L’entrée dans la vie de jeune homme d’Augustus Carp ou le temps des vices
« Fort heureusement, toutefois, et en grande partie grâce aux incidents relatés qui avaient forgé mon caractère, je pris conscience d’emblée que j’étais irréversiblement engagé dans la période la plus critique de la vie d’un jeune homme, savoir les années, si fatales à la grande majorité, comprises entre son dix-septième et son vingt-quatrième anniversaire. C’est alors, hélas, enivré qu’il est de se savoir bon à marier, pour reprendre l’expression de mon père, qu’il commence à fréquenter le bureau de tabac et le débit de boissons, afin d’acheter la cigarette qui, inéluctablement, l’attirera vers la compagnie d’être veules et licencieux, et la liqueur fermentée qui les mènera que trop sûrement au cercueil de l’ivrogne.
Ce n’est pas tout.

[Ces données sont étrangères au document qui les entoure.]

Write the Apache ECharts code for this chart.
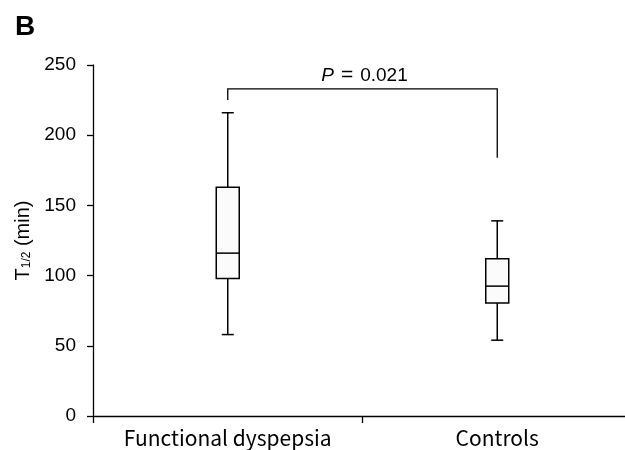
<!DOCTYPE html>
<html>
<head>
<meta charset="utf-8">
<script src="https://cdn.jsdelivr.net/npm/echarts@6/dist/echarts.min.js"></script>
<style>
  html, body { margin: 0; padding: 0; background: #fff; }
  #container { width: 625px; height: 450px; }
</style>
</head>
<body>
<div id="container"></div>
<script>
// chart data
var categories = ['Functional dyspepsia', 'Controls'];
var lowWhisker = [58, 54];
var q1 = [98, 80.5];
var median = [116, 92.5];
var q3 = [163, 112];
var highWhisker = [216, 139];
var yTicks = [0, 50, 100, 150, 200, 250];

// significance bracket
var pValue = '0.021';
var bracketTop = 233;
var bracketLegs = [225, 184];

var boxData = categories.map(function (c, i) {
    return [i, lowWhisker[i], q1[i], median[i], q3[i], highWhisker[i]];
});

var dom = document.getElementById('container');
var myChart = echarts.init(dom, null, { renderer: 'canvas' });

var font = '"Liberation Sans", Arial, sans-serif';

function renderBox(params, api) {
    var i = api.value(0);
    var lo = api.coord([i, api.value(1)]);
    var b1 = api.coord([i, api.value(2)]);
    var md = api.coord([i, api.value(3)]);
    var b3 = api.coord([i, api.value(4)]);
    var hi = api.coord([i, api.value(5)]);
    var x = lo[0];
    var hw = 11.5, cw = 6;
    var stroke = { stroke: '#000', lineWidth: 1.5 };
    return {
        type: 'group',
        children: [
            { type: 'line', shape: { x1: x, y1: hi[1], x2: x, y2: b3[1] }, style: stroke },
            { type: 'line', shape: { x1: x, y1: b1[1], x2: x, y2: lo[1] }, style: stroke },
            { type: 'line', shape: { x1: x - cw, y1: hi[1], x2: x + cw, y2: hi[1] }, style: stroke },
            { type: 'line', shape: { x1: x - cw, y1: lo[1], x2: x + cw, y2: lo[1] }, style: stroke },
            { type: 'rect', shape: { x: x - hw, y: b3[1], width: hw * 2, height: b1[1] - b3[1] },
              style: { fill: '#fbfbfb', stroke: '#000', lineWidth: 1.5 } },
            { type: 'line', shape: { x1: x - hw, y1: md[1], x2: x + hw, y2: md[1] }, style: stroke }
        ]
    };
}

function renderBracket(params, api) {
    var a = api.coord([0, bracketLegs[0]]);
    var b = api.coord([1, bracketLegs[1]]);
    var top = api.coord([0, bracketTop])[1];
    return {
        type: 'group',
        children: [
            { type: 'polyline',
              shape: { points: [[a[0], a[1]], [a[0], top], [b[0], top], [b[0], b[1]]] },
              style: { stroke: '#000', lineWidth: 1.3, fill: null } },
            { type: 'text', x: (a[0] + b[0]) / 2 + 2, y: top - 3,
              style: {
                  text: '{i|P}{e|=}{n|' + pValue + '}',
                  align: 'center', verticalAlign: 'bottom',
                  rich: {
                      i: { fontStyle: 'italic', fontSize: 19, fontFamily: font, fill: '#000' },
                      e: { fontSize: 21, fontFamily: font, fill: '#000', padding: [0, 7, 0, 7] },
                      n: { fontSize: 19, fontFamily: font, fill: '#000' }
                  }
              } }
        ]
    };
}

var option = {
    animation: false,
    title: {
        text: 'B', left: 10, top: 8,
        textStyle: { fontSize: 28, fontWeight: 'bold', fontFamily: font, color: '#000' }
    },
    grid: { left: 93, top: 65, width: 539, height: 351, outerBoundsMode: 'none' },
    xAxis: {
        type: 'category',
        data: categories,
        boundaryGap: true,
        axisLine: { lineStyle: { color: '#000', width: 1.3 } },
        axisTick: { show: true, interval: 0, length: 7, lineStyle: { color: '#000', width: 1.3 } },
        axisLabel: { interval: 0, hideOverlap: false, color: '#000', fontSize: 21, margin: 12,
                     fontFamily: '"Noto Sans CJK KR", "Noto Sans", sans-serif' }
    },
    yAxis: {
        type: 'value',
        min: 0, max: 250, interval: 50,
        name: '{a|T}{s|1/2}{a| (min)}',
        nameLocation: 'middle',
        nameGap: 60,
        nameRotate: 90,
        nameTextStyle: {
            rich: {
                a: { fontSize: 20, fontFamily: font, color: '#000' },
                s: { fontSize: 12, fontFamily: font, color: '#000', verticalAlign: 'bottom', padding: [8, 0, 0, 0] }
            }
        },
        splitLine: { show: false },
        axisLine: { show: true, lineStyle: { color: '#000', width: 1.3 } },
        axisTick: { show: true, length: 6, lineStyle: { color: '#000', width: 1.3 } },
        axisLabel: {
            color: '#000', fontSize: 19, margin: 17, fontFamily: font,
            formatter: function (v) { return yTicks.indexOf(v) >= 0 ? String(v) : ''; }
        }
    },
    series: [
        { type: 'custom', renderItem: renderBox, data: boxData, encode: { x: 0, y: [1, 2, 3, 4, 5] }, z: 3 },
        { type: 'custom', renderItem: renderBracket, data: [[0, bracketTop]], z: 2 }
    ]
};

myChart.setOption(option);
window.addEventListener('resize', myChart.resize);
</script>
</body>
</html>
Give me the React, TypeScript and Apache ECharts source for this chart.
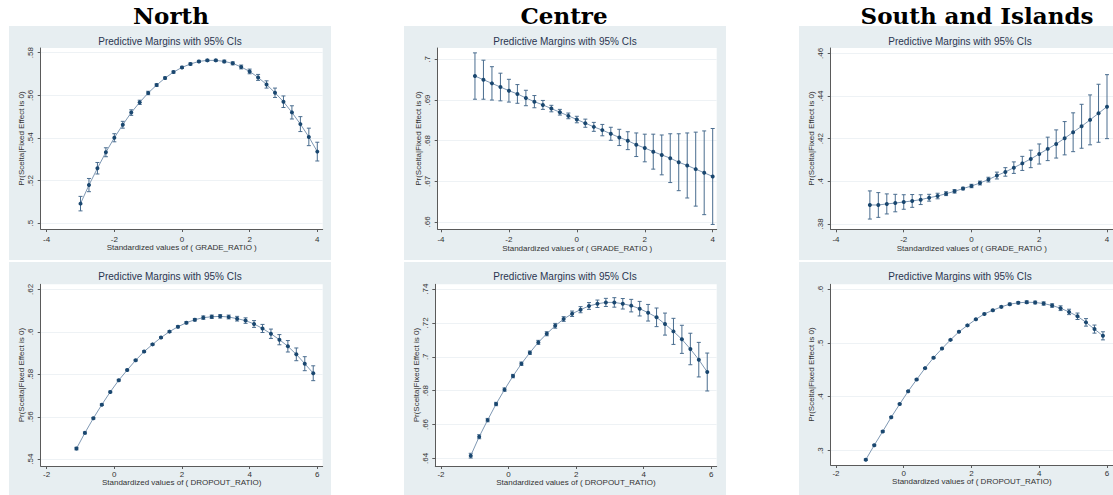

Car c’est au cours de ces mêmes années que, délaissant les joies du foyer – ces innocents jeux de groupe que sont, par exemple, le cache-dé à coudre ou le moins connu Up Jenkins *, ou encore la joyeuse réunion devant l’harmonium familiaux accents de « une souris verte » -, c’est alors qu’il pénètre dans la fosse (si bien nommée) d’un quelconque théâtre tapageur et dégradant »
- divisés en 2 équipes, douze joueurs se passent une pièce de main en main sous la table, le but du jeu étant de savoir qui tient la pièce au signal d’arrêt.
Bien évidemment, j’encours de la part de certains d’entre vous le reproche, en agissant de la sorte, de tourner autour du pot de Grenache, de me dérober à ma nécessaire repentance, mais tout arrivera en son temps. Pour l’heure, il me fallait retisser les liens de l’Entente Cordiale que j’avais brisé en une chronique gouailleuse et si représentative de mon absence de flegme face à la toute puissance de la langue anglaise en notre monde mondialisée. Il n’est qu’un point sur lequel je ne céderai pas c’est que l’on qualifiât, pour me river le clou, que celle usitée dans les tours de verre et d’acier brossé soit celle de Wiliam Shakespeare.